Colonel Gadhafi has said that this area here is controlled by al-Qaida. He says that it will become an Islamic Emirate if this is allowed...
Mr. ASHUR BORASHIT (Attorney): It's really - it's really a joke. Because you are now here, you are now here, in the middle of the Muslims' part. Now, here. Here is the center. If you can see that anybody around you is from the Qaida.
BEAUBIEN: People here say that when Gadhafi alleged that Darnah is being run by an al-Qaida operative, he was talking about Abdulhakim Haleel Asadi. Asadi denies having ties to any terrorist group, and says this is more of Gadhafi's nonsense. And Gadhafi, he says, is using this as a distraction.
Mr. ABDULHAKIM HALEEL ASADI: (Foreign language spoken)
BEAUBIEN: The revolution was made by all the people, Asadi says. Even women joined us in this movement. Asadi, however, does say that he fled the country in the 1990's after a crackdown by Gadhafi on the Libyan opposition. He only explains that he went to Afghanistan, but wouldn't give any details of what he was doing there.

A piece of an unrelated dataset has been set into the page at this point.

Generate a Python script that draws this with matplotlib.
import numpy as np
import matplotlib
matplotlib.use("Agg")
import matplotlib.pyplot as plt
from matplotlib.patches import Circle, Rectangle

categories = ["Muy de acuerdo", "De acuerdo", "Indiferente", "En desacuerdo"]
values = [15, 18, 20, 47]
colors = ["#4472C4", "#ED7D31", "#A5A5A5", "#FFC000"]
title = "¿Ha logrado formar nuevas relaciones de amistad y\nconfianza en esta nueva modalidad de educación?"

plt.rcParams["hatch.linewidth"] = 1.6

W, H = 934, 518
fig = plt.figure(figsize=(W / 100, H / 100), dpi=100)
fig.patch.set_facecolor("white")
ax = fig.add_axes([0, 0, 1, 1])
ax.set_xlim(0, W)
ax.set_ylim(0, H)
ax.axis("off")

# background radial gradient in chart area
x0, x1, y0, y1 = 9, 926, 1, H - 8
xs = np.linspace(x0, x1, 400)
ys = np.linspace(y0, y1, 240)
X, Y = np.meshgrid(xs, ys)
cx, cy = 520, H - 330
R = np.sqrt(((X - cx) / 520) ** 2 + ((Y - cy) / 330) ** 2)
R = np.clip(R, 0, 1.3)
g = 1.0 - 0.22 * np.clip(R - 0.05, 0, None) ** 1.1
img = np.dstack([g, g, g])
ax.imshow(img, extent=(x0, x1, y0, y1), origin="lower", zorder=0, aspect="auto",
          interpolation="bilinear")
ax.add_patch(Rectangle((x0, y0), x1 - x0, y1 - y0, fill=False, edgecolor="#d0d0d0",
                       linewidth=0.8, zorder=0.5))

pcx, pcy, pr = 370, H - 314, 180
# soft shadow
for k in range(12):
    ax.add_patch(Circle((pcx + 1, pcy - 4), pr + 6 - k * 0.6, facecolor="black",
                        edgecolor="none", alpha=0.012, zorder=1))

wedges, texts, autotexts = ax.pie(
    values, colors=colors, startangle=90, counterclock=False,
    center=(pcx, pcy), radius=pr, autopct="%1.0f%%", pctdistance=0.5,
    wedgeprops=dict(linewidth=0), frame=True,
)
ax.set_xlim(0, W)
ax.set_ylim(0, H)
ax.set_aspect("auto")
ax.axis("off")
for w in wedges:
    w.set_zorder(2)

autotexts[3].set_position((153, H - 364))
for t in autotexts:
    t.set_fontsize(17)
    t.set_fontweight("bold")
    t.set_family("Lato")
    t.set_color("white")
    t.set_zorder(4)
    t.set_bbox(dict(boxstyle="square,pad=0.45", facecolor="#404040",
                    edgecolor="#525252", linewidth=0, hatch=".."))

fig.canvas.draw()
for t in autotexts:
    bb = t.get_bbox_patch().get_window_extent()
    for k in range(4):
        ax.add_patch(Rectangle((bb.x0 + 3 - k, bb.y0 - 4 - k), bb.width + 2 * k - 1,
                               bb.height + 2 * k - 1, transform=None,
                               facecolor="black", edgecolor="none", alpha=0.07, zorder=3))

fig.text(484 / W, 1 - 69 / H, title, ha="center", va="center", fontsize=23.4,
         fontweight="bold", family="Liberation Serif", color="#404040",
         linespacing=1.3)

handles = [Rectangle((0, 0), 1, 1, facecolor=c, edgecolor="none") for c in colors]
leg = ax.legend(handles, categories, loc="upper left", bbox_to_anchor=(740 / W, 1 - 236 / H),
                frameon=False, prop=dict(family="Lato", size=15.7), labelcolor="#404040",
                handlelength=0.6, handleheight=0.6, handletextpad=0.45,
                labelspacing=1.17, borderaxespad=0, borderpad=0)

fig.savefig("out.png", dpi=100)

Documents seized by American troops from insurgents in Iraq in 2007, called the Sinjar Records, appear to show that Libyans made up a significant portion of the foreign insurgents fighting in that conflict. And almost half the Libyan fighters in Iraq came from a single city: Darnah.

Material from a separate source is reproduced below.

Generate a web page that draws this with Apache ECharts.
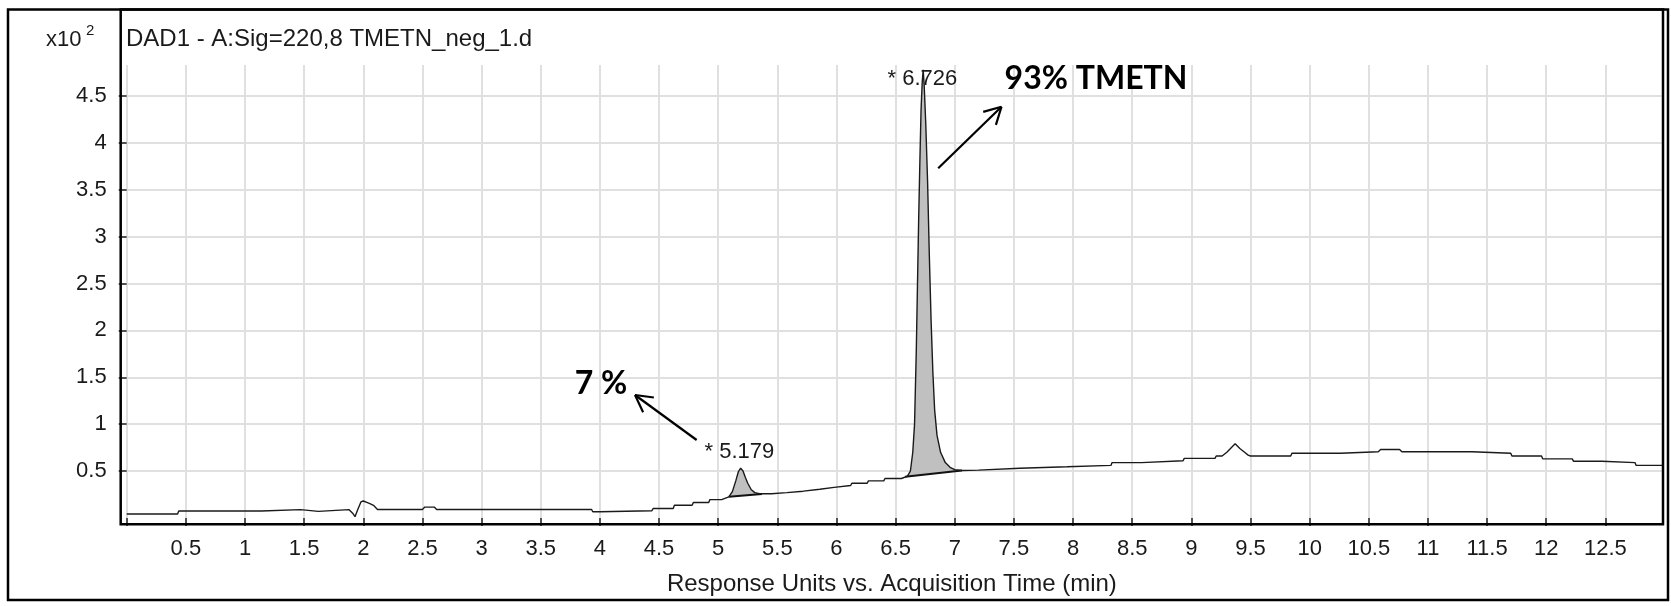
<!DOCTYPE html>
<html><head><meta charset="utf-8">
<script src="https://cdn.jsdelivr.net/npm/echarts@6/dist/echarts.min.js"></script>
<style>html,body{margin:0;padding:0;background:#fff}#c{width:1671px;height:606px}</style>
</head><body><div id="c"></div>
<script>
// ---------------- data (signal in x10^2 response units, time in min) ----------------
const traceTime = [0.00,0.43,0.44,1.14,1.15,1.47,1.48,1.62,1.63,1.88,1.91,1.93,1.95,1.98,2.00,2.03,2.06,2.09,2.12,2.50,2.52,2.60,2.62,3.93,3.94,4.00,4.01,4.44,4.45,4.62,4.63,4.78,4.79,4.92,4.93,5.03,5.04,5.09,5.12,5.15,5.17,5.19,5.21,5.23,5.25,5.28,5.31,5.35,5.45,5.46,5.58,5.59,5.72,5.73,5.86,5.87,5.98,5.99,6.12,6.13,6.26,6.27,6.40,6.41,6.55,6.56,6.60,6.625,6.645,6.66,6.675,6.685,6.695,6.705,6.715,6.725,6.733,6.742,6.755,6.77,6.785,6.80,6.815,6.83,6.85,6.88,6.92,6.96,7.00,7.06,7.20,7.21,7.55,7.56,7.95,7.96,8.32,8.33,8.58,8.59,8.93,8.94,9.20,9.21,9.26,9.30,9.37,9.41,9.45,9.48,9.50,9.84,9.85,10.26,10.27,10.58,10.60,10.76,10.78,11.37,11.38,11.70,11.71,11.96,11.97,12.22,12.23,12.47,12.48,12.75,12.76,12.98];
const traceSignal = [0.042,0.042,0.074,0.074,0.088,0.088,0.070,0.070,0.088,0.088,0.050,0.013,0.080,0.170,0.180,0.165,0.150,0.130,0.090,0.090,0.115,0.115,0.090,0.090,0.066,0.066,0.077,0.077,0.100,0.100,0.135,0.135,0.165,0.165,0.195,0.195,0.215,0.225,0.280,0.400,0.490,0.530,0.500,0.430,0.370,0.300,0.270,0.258,0.258,0.270,0.270,0.285,0.285,0.305,0.305,0.325,0.325,0.345,0.345,0.370,0.370,0.395,0.395,0.420,0.420,0.440,0.445,0.500,0.700,1.000,1.800,2.500,3.200,3.800,4.350,4.650,4.780,4.600,4.200,3.600,2.800,2.100,1.550,1.150,0.880,0.700,0.590,0.540,0.515,0.505,0.510,0.530,0.530,0.545,0.545,0.560,0.560,0.590,0.590,0.610,0.610,0.635,0.635,0.660,0.660,0.700,0.790,0.740,0.700,0.670,0.660,0.660,0.690,0.690,0.705,0.705,0.730,0.730,0.705,0.705,0.690,0.690,0.660,0.660,0.630,0.630,0.605,0.605,0.590,0.590,0.560,0.560];

const xTickValues  = [0,0.5,1,1.5,2,2.5,3,3.5,4,4.5,5,5.5,6,6.5,7,7.5,8,8.5,9,9.5,10,10.5,11,11.5,12,12.5];
const xLabelValues = [0.5,1,1.5,2,2.5,3,3.5,4,4.5,5,5.5,6,6.5,7,7.5,8,8.5,9,9.5,10,10.5,11,11.5,12,12.5];
const yTickValues  = [0.5,1,1.5,2,2.5,3,3.5,4,4.5];

const peakRT      = [5.179, 6.726];
const peakLabels  = ['* 5.179', '* 6.726'];
const integStartT = [5.09, 6.58];
const integStartV = [0.225, 0.44];
const integEndT   = [5.37, 7.06];
const integEndV   = [0.255, 0.505];

const percentTexts = ['7 %', '93% TMETN'];
const titleText  = 'DAD1 - A:Sig=220,8 TMETN_neg_1.d';
const xAxisTitle = 'Response Units vs. Acquisition Time (min)';

// ---------------- layout (not data) ----------------
const annotationLayout = [
  {at: [4.009, 1.43], tail: [4.818, 0.831], head: [4.297, 1.311]},
  {at: [8.194, 4.685], tail: [6.860, 3.729], head: [7.395, 4.386]}
];
const FONT = "'Liberation Sans', Arial, sans-serif";
const TXT = '#1a1a1a';

const chart = echarts.init(document.getElementById('c'));
chart.setOption({
  animation: false,
  textStyle: {fontFamily: FONT},
  grid: {left: 120.7, right: 8, top: 65, bottom: 81.7, containLabel: false},
  xAxis: {
    type: 'value', min: -0.0507, max: 12.987, offset: 3.2,
    axisLine: {show: false},
    axisTick: {show: true, length: 8, customValues: xTickValues, lineStyle: {color: '#222', width: 1.5}},
    axisLabel: {customValues: xLabelValues, fontSize: 22, color: TXT, margin: 10, fontFamily: FONT},
    splitLine: {show: true, lineStyle: {color: '#e0e0e0', width: 2}},
    name: xAxisTitle, nameLocation: 'middle', nameGap: 45,
    nameTextStyle: {fontSize: 24, color: TXT, fontFamily: FONT}
  },
  yAxis: {
    type: 'value', min: -0.0683, max: 4.831,
    axisLine: {show: false},
    axisTick: {show: true, length: 8, customValues: yTickValues, lineStyle: {color: '#222', width: 1.5}},
    axisLabel: {customValues: yTickValues, fontSize: 22, color: TXT, margin: 14, fontFamily: FONT},
    splitLine: {show: true, lineStyle: {color: '#e0e0e0', width: 2}}
  },
  series: [
    {
      type: 'custom', z: 2,
      data: peakRT.map((t, i) => [t, 0, i]),
      encode: {x: 0, y: 1},
      renderItem: function (params, api) {
        const i = api.value(2);
        const pts = [api.coord([integStartT[i], integStartV[i]])];
        for (let k = 0; k < traceTime.length; k++) {
          const t = traceTime[k];
          if (t > integStartT[i] && t < integEndT[i]) pts.push(api.coord([t, traceSignal[k]]));
        }
        pts.push(api.coord([integEndT[i], integEndV[i]]));
        const a = pts[0], b = pts[pts.length - 1];
        return {type: 'group', children: [
          {type: 'polygon', shape: {points: pts}, style: {fill: '#c0c0c0'}},
          {type: 'line', shape: {x1: a[0], y1: a[1], x2: b[0], y2: b[1]}, style: {stroke: '#111', lineWidth: 2}}
        ]};
      }
    },
    {
      type: 'line', z: 3,
      data: traceTime.map((t, i) => [t, traceSignal[i]]),
      showSymbol: false, symbol: 'none',
      lineStyle: {color: '#1a1a1a', width: 1.4}
    }
  ]
});

// ---------------- graphics: frames, titles, labels, arrows ----------------
const px = p => chart.convertToPixel({gridIndex: 0}, p);
const g = [];
g.push({type: 'rect', shape: {x: 8, y: 9.5, width: 1660, height: 590.5}, style: {fill: 'none', stroke: '#000', lineWidth: 2.5}, z: 100, silent: true});
g.push({type: 'rect', shape: {x: 120.7, y: 9.5, width: 1542.3, height: 514.8}, style: {fill: 'none', stroke: '#000', lineWidth: 2.5}, z: 100, silent: true});
g.push({type: 'text', x: 126, y: 39, style: {text: titleText, font: '24px ' + FONT, fill: TXT, textVerticalAlign: 'middle'}, z: 100});
g.push({type: 'text', x: 46, y: 40, style: {text: 'x10', font: '22px ' + FONT, fill: TXT, textVerticalAlign: 'middle'}, z: 100});
g.push({type: 'text', x: 86, y: 31, style: {text: '2', font: '15px ' + FONT, fill: TXT, textVerticalAlign: 'middle'}, z: 100});

peakRT.forEach((rt, i) => {
  let apexV = -1;
  for (let k = 0; k < traceTime.length; k++) {
    if (traceTime[k] >= integStartT[i] && traceTime[k] <= integEndT[i] && traceSignal[k] > apexV) apexV = traceSignal[k];
  }
  const p = px([rt, apexV]);
  const yb = Math.max(p[1] - 5, 90);
  g.push({type: 'text', x: p[0], y: yb, style: {text: peakLabels[i], font: '22px ' + FONT, fill: TXT, textAlign: 'center', textVerticalAlign: 'bottom'}, z: 100});
});

annotationLayout.forEach((a, i) => {
  const c = px(a.at), t = px(a.tail), h = px(a.head);
  g.push({type: 'text', x: c[0], y: c[1], style: {text: percentTexts[i], font: 'bold 32px Lato, sans-serif', fill: '#000', textAlign: 'center', textVerticalAlign: 'middle'}, z: 100});
  g.push({type: 'line', shape: {x1: t[0], y1: t[1], x2: h[0], y2: h[1]}, style: {stroke: '#000', lineWidth: 2.2}, z: 100});
  const ang = Math.atan2(t[1] - h[1], t[0] - h[0]);
  const L = 19, da = 0.5;
  [ang - da, ang + da].forEach(an => {
    g.push({type: 'line', shape: {x1: h[0], y1: h[1], x2: h[0] + L * Math.cos(an), y2: h[1] + L * Math.sin(an)}, style: {stroke: '#000', lineWidth: 2.2}, z: 100});
  });
});
chart.setOption({graphic: g});
</script>
</body></html>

Mr. ABDUL KARIM BENTAHER (Teacher): This is the security building.
BEAUBIEN: This is completely burned out here.
Mr. BENTAHER: It's burned out. Yes. And the other one is also connected to it.
BEAUBIEN: Sixty-year-old Abdul Karim Bentaher is an English teacher in Darnah. He says this city has long been a hotbed of opposition to Gadhafi. Unemployment, particularly among young men, is extremely high. A U.S. diplomatic cable from 2008 released by WikiLeaks focused on how the east of Libya was spawning jihadists. The cable was titled "Die Hard in Derna."
In the mid-1990's, the Libyan Islamic Fighting Group used the city as a base. The LIFG tried unsuccessfully to assassinate Gadhafi. The Libyan leader responded by unleashing his security forces on the area.
Last week, as the opposition protests grew across the country, Gadhafi threatened to go house to house to root out and crush his enemies. Bentaher says this was a tactic Gadhafi used here in Darnah the 1990s.
Mr. BENTAHER: He did it, in the past. Every house in Darnah was searched. I was here, and I attended it myself, you know.
BEAUBIEN: Bentaher says the uprising in Darnah and the rest of Libya, this time, is different. Rather than going house to house and terrifying the population, Gadhafi's forces fled. And Bentaher says there's no way Gadhafi is ever coming back.
Jason Beaubien, NPR News, eastern Libya.